The family knew for a number of days that the end for father was drawing near.  His son continued, “We have our sadness but the Lord has been very gentle to us.  We have over a period of time been made ready for his departure.  By yesterday I think we were all ready. Indeed mum said that she prayed that the Lord would take him to himself last night and he heard her prayer.”

This is a reality that we have experienced over many months since Margaret’s illness, and we know what they are talking about.  The Lord really does answer His people’s prayers.  How kind He was to our friend, and especially to his dear wife and family, when He answered her prayer for her husband. 

“We have seen the Lord's hand marvellously at work over recent weeks.  We have experienced his providential care, we have been upheld by his strength and we have known his peace.”

This is normal Christian experience – knowing the hand of the Lord on us in every situation, especially the challenging ones.  We have seen Him intervene in ways that were barely noticeable, but after the event we saw so clearly His good hand upon us.  Knowing yourself being upheld by His strength is the most wonderful of experiences.  And it’s all normal Christian experience.

“Dad was clearly at peace when he died and was ready to leave to higher realms.  We have been greatly comforted by the scriptures and by the encouragement of the Lord's people.”

Drugs can give the impression that someone dies in peace, masking what is really going on as they are about to leave this life and stand before God the righteous “Judge of all the earth” (Gen.18:25). But having been with quite a number of Christians as they died, this is a wonderful experience because we can see the peace of God in their faces, a peace that is no different really from the peace of God they enjoyed in life.  Our brother died in that peace.

This wonderful message confirms our faith in a remarkable way.
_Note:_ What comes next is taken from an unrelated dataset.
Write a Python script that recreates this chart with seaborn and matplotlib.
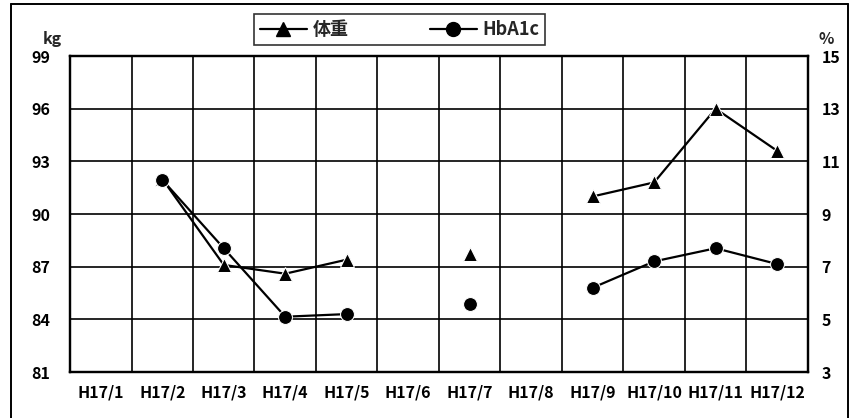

What is it that guarantees that a sinner dies in the peace of God?  Only one answer: that they were at peace with God.  No one can have the ‘peace of God’ if he is not at ‘peace with God.’  And how does someone come to be at peace with God?  Again, only one way: by a personal trust in the Lord Jesus Christ, joined to genuine repentance toward God for a life of sinful rebellion against His holy Person and Law.  Our octogenarian friend was at ‘peace with God’ for the past two decades or so, hence he died in the ‘peace of God.

Think of this: how will you die?  For one out of one dies.  Not a great statistic, is it?  How will you die?  In the ‘peace of God’ because you are at ‘peace with God’?  Or, will your death be one of infinite horror that has been masked by powerful drugs?  Will it be heaven, or will it be hell? 

Paul says, “Be reconciled with God” (2 Cor.5:20).  “Believe in the Lord Jesus Christ, and you will be saved” (Ac.16:31).  Jesus said, “You must be born again” (Jn 3:7).  For God so loved the world that He gave His only begotten Son, that whoever believes in Him should not perish but have everlasting life” (Jn 3:16).